The XX Factor

Exes Never Go Away in the Age of Social Media

Ghosts of girlfriends past, present, and future

Photo by Ed Jones/AFP/Getty Images

You should all read Maureen O’Connor’s essay in New York magazine about how we can never really X out exes in the social media age. They wink at us from Facebook newsfeeds and Twitter streams, or leap into our pockets via text message vibrations, or appear in Gchat alongside a glowing green orb that means (in a manner of speaking) “I’m available!” Good or bad—and it’s probably both—this is the new normal, the ephemera flowing through our devices adding up to something far more permanent.

At stake, O’Connor writes, is “the lightness of being”—a phrase from a Milan Kundera novel that moonlights in Snapchat’s slogan (“Enjoy the lightness of being!”) and means something like “freedom from the past.” The opposite of the “lightness of being” is “the world of eternal return,” where every choice comes back to haunt you. In that world, an old fling’s occasional texts and IMs keep him from receding into the rearview. Hence, a host of new apps designed to wipe away evidence that our exes exist. Killswitch, Ex Lover Blocker, Eternal Sunshine. They sound like herbal antidotes to a curious strain of poison.

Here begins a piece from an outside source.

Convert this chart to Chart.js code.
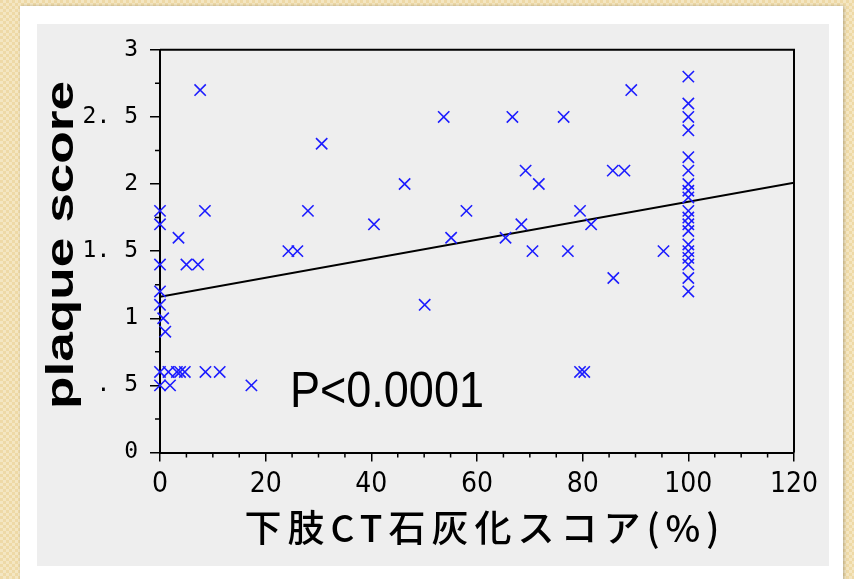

Anyway, I had an insight about all of this, but I lost it somewhere between skimming through a college hookup’s photos on Facebook and wondering about an unidentified “Dan” in my iPhone contact list. I don’t have many exes, but I do have friends with whom I’ve lost touch, with whom it would be nice (but maybe awkward?) to reconnect. I wonder if they sometimes sift through the online fragments of my life, feeling nostalgic, kind of embarrassed, a tiny bit bored. Did such a mix of anomie and apathy even exist before Facebook? What about that feeling that comes after spiral-clicking through the timelines of people you used to know, when you can’t quite determine whether you actually care or whether your brain is just simulating caring?

We (the three women of O’Connor’s generation who I polled—via Gchat!—plus me) seem to welcome the presence of casual romantic connections in our social media feeds. It’s surprising—in a nice way—to remember that these people exist, and there aren’t enough unresolved feelings to make the association fraught. The “exes” who arrive in our Twitter streams trailed by baggage, though, smelling of curdled intimacy, are another story. These are the best friends we fought with or who saw us at our worst. Knowing that they are out there, lurking, can make it hard to start over and move on.

Obsessing over fresh starts, though, may just be another way of arm wrestling the past. (Does anything scream “I’m not over you” like unfriending someone on Facebook?)  Perhaps that’s why O’Connor writes that her “platonic ideal for ex relationships” involves “a little amusement, some catching up, and a small reminder that, yes, my personal history did happen.” Sure, for dire cases, there’s always the nuclear option—blocking—but I agree with O’Connor that a digital landscape purged of exes would ultimately be boring. Sad, even. Given a choice between the lightness of being and an ex’s baby pictures, I choose baby pictures.